With workbenches made from DRY construction grade lumber, once everything is assembled, movement is actually very minimal. Contrary to popular belief, softwoods like pine, fir and spruce are extremely stable, when they are dry. Softwoods get a bad reputation for being unstable because they are usually still wet when they are purchassed. Construction lumber is not typically dried to the same level as hardwoods for fine woodworking (at least not here in the States). So as the wood continues to dry, it will typically move. However, once it has been dried to the same level as the hardwoods typically are, most dry softwoods are actually more stable than most dry hardwoods.
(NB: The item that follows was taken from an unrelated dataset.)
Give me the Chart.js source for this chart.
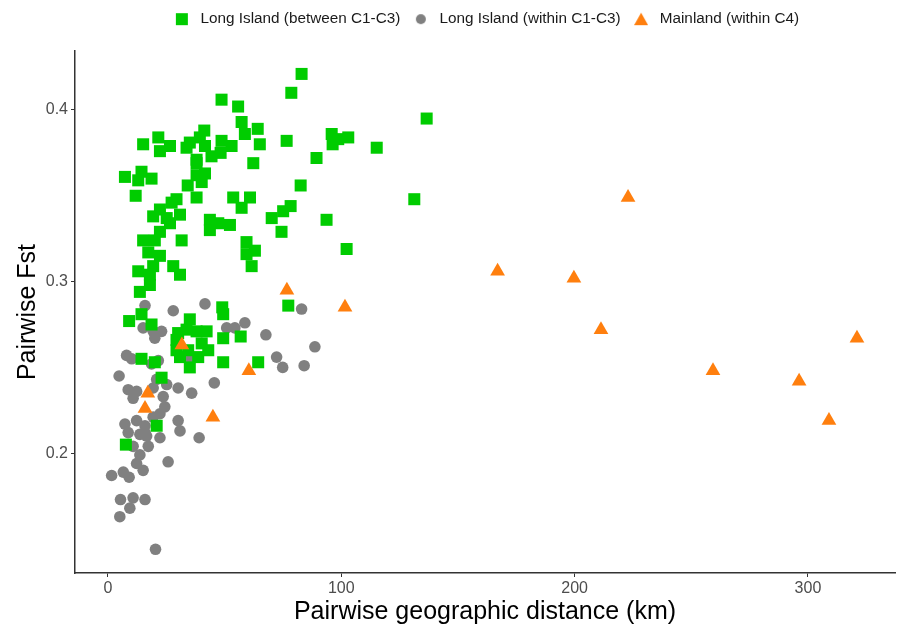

So the #1 factor in getting a good, stable and flat workbench out of softwoods is to make sure they are adequately dried before you start building with them.

I built my workbench several years ago and have been working with it regularly ever since. It does not have any kind of finish on it, so it is fully exposed to all the humidity swings that occur during the year. I have needed to re-flatten my workbench top exactly one time since building it, and even then, it had moved so little and was so barely out of flat, that it took me less than 10 minutes to do the job. I have no doubts that constrution grade lumber can make a fantastic workbench. With just a little up front preparation, you can have a workbench that will last you several generations without spending a fortune. Being built of construction grade lumber, I am also not afraid to ding it up, scratch it, spill stain on it, drip glue on it or hurt it in any way. I treat it like a workbench, not a piece of furniture, and I know I can replace the top for $20 if it ever gets too far gone. So don’t fear wide boards. Wide boards are your friends.